– Дочь моя, я знаю, что ты страдаешь, что жизнь твоя не радостна… И некому тебя утешить, и ты окружена врагами. Я знаю, что ты с предубеждением смотришь на религию, которую я исповедую, и невольно должна глядеть на меня как на недруга и навязчивого, непрошеного гостя… Но если даже горе и несправедливости людские ожесточили твое сердце, все же оно еще так молодо, что не может не понять естественных побуждений другого сердца. Прошу тебя – забудь, что я католический монах и смотри на меня просто как на человека… Когда-то у меня была тоже дочь там, далеко в Италии… И я схоронил ее… Видя твою молодость, зная о твоих несчастиях, я не могу о тебе не думать и не жалеть тебя… И вот я пришел к тебе, чтобы поговорить с тобою о твоем тяжелом положении и поискать из него выхода…
Он остановился в волнении. Он глядел на Гальшку как добрый отец и, очевидно, с трудом сдерживал слезы, уже блестевшие на глазах его.
«У него такой искренний, добрый вид, он даже плачет… Но, Боже, ведь и Зося казалась искренней и плакала!» – подумала Гальшка.
– Благодарю вас, отец мой, но я не вижу, что вы могли бы для меня сделать, – сказала она.
– Сделать я, конечно, могу очень мало, – ответил иезуит, – но позволь мне откровенно высказать свои мысли…
– Я вас слушаю.
– Чувствуешь ли ты влечение к жизни в свете, к земному блеску?

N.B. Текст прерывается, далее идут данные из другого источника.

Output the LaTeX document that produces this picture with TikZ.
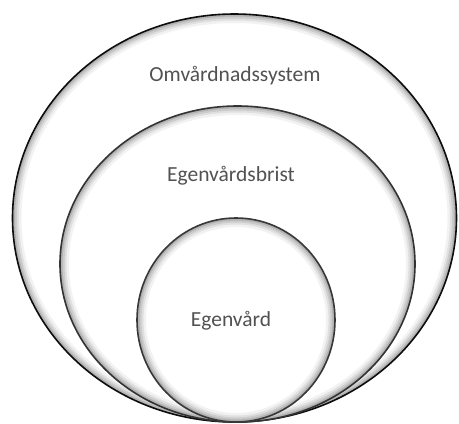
\documentclass[tikz,border=0pt]{standalone}
\usepackage{fontspec}
\setmainfont{Carlito}
\begin{document}
\begin{tikzpicture}[x=1pt,y=-1pt,
  lbl/.style={text=black!68, font=\fontsize{21.5}{24}\selectfont, inner sep=0pt},
  rim/.style={line width=1.6pt}]
\useasboundingbox (0,0) rectangle (459,424);
\fill[white] (0,0) rectangle (459,424);
% ellipse definitions: cx, cy, rx, ry, rim colour
\foreach \cx/\cy/\rx/\ry/\col in {234.5/218/222/204/black!95, 237.5/264/177.5/158/black!80, 236/320/99/102/black!78}{
  \fill[white] (\cx,\cy) ellipse [x radius=\rx, y radius=\ry];
  \begin{scope}
    \clip (\cx,\cy) ellipse [x radius=\rx, y radius=\ry];
    \foreach \w/\o in {18/0.05, 13/0.07, 9/0.09, 5/0.12}
      \draw[line width=\w pt, black, opacity=\o] (\cx,\cy) ellipse [x radius=\rx, y radius=\ry];
  \end{scope}
  \draw[rim, \col] (\cx,\cy) ellipse [x radius=\rx, y radius=\ry];
}
\node[lbl] (sys) at (235,76) {Omvårdnadssystem};
\node[lbl] (brist) at (231,176) {Egenvårdsbrist};
\node[lbl] (egen) at (231,321) {Egenvård};
\end{tikzpicture}
\end{document}
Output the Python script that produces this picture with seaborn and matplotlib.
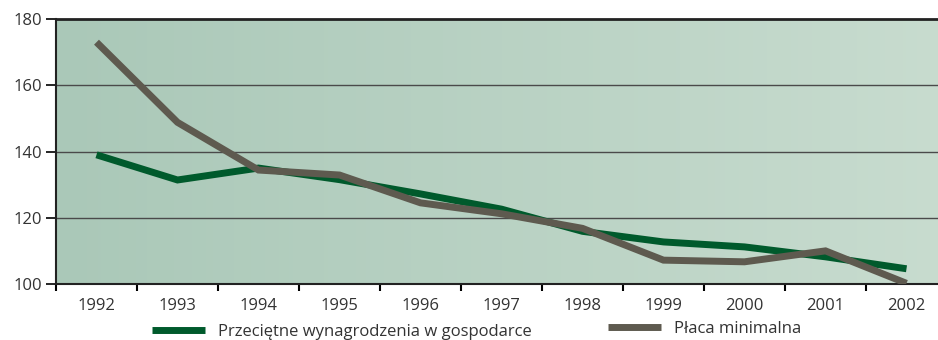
import numpy as np
import pandas as pd
import matplotlib
matplotlib.use("Agg")
import matplotlib.pyplot as plt
import seaborn as sns
from matplotlib.colors import LinearSegmentedColormap
from matplotlib.lines import Line2D

years = ["1992", "1993", "1994", "1995", "1996", "1997", "1998", "1999", "2000", "2001", "2002"]
avg_wage = [139.0, 131.4, 135.0, 131.5, 127.2, 122.6, 115.9, 112.7, 111.2, 108.2, 104.6]
min_wage = [173.0, 148.8, 134.4, 132.9, 124.5, 121.2, 116.8, 107.2, 106.7, 110.0, 100.2]
series_names = ["Przeciętne wynagrodzenia w gospodarce", "Płaca minimalna"]
y_ticks = [100, 120, 140, 160, 180]

green = "#005a2c"
grey = "#5e5a4f"

sns.set_style("ticks")
plt.rcParams["font.family"] = ["Open Sans", "DejaVu Sans"]

fig = plt.figure(figsize=(9.38, 3.40), dpi=100)
ax = fig.add_axes([56 / 938, 56 / 340, 891 / 938, 265 / 340])

# background gradient, darker green on the left fading to a paler tone
cmap = LinearSegmentedColormap.from_list("bg", ["#aac8b8", "#c8dccf"])
grad = np.linspace(0, 1, 256).reshape(1, -1)
ax.imshow(grad, extent=[0, 1, 0, 1], transform=ax.transAxes, cmap=cmap,
          aspect="auto", zorder=0)

df = pd.DataFrame({
    "year": years * 2,
    "value": avg_wage + min_wage,
    "series": [series_names[0]] * len(years) + [series_names[1]] * len(years),
})
df["pos"] = df["year"].map({y: i for i, y in enumerate(years)})

sns.lineplot(data=df, x="pos", y="value", hue="series", palette=[green, grey],
             linewidth=5, ax=ax, legend=False, sort=False, zorder=3)
for ln in ax.lines:
    ln.set_solid_joinstyle("miter")
    ln.set_solid_capstyle("butt")
ax.lines[1].set_zorder(4)

ax.set_xlim(-0.5, 10.5)
ax.set_ylim(100, 180)
ax.set_yticks(y_ticks)
ax.set_yticklabels([str(v) for v in y_ticks])
for v in y_ticks[1:-1]:
    ax.axhline(v, color="#4a4a4a", linewidth=1.0, zorder=1)

ax.set_xticks(np.arange(-0.5, 11, 1))
ax.set_xticklabels([])
ax.set_xticks(np.arange(len(years)), minor=True)
ax.set_xticklabels(years, minor=True)
ax.tick_params(axis="x", which="major", direction="out", length=5, width=1.5, color="black")
ax.tick_params(axis="x", which="minor", length=0, pad=10, labelsize=12, labelcolor="#333333")
ax.tick_params(axis="y", direction="out", length=7, width=1.2, color="black",
               labelsize=12, labelcolor="#333333", pad=3)
ax.set_xlabel("")
ax.set_ylabel("")

for side in ["left", "bottom", "top"]:
    ax.spines[side].set_visible(True)
    ax.spines[side].set_color("#222222")
ax.spines["left"].set_linewidth(1.5)
ax.spines["bottom"].set_linewidth(1.5)
ax.spines["top"].set_linewidth(2.0)
ax.spines["right"].set_visible(False)

# one legend entry per series, each placed under the plot
for color, name, x0, y0 in [(green, series_names[0], 152, 8), (grey, series_names[1], 608, 11)]:
    h = Line2D([], [], color=color, linewidth=5, solid_capstyle="butt")
    fig.legend([h], [name], loc="center left", bbox_to_anchor=(x0 / 938, y0 / 340),
               frameon=False, fontsize=12, handlelength=3.2, handletextpad=0.75,
               labelcolor="#333333", borderaxespad=0, borderpad=0)

fig.savefig("out.png", dpi=100)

– Зачем вы меня спрашиваете об этом?! Если вы знаете мое прошлое…
– Да, да, – перебил иезуит, – прости меня, мой вопрос излишен… Следовательно, я не ошибаюсь, думая, что ты ищешь тишины и успокоения, желаешь посвятить себя Богу?
Бледные щеки Гальшки слабо вспыхнули, в лице изобразилось раздражение. Она уже была не та, что прежде, – теперь она умела негодовать и возмущаться.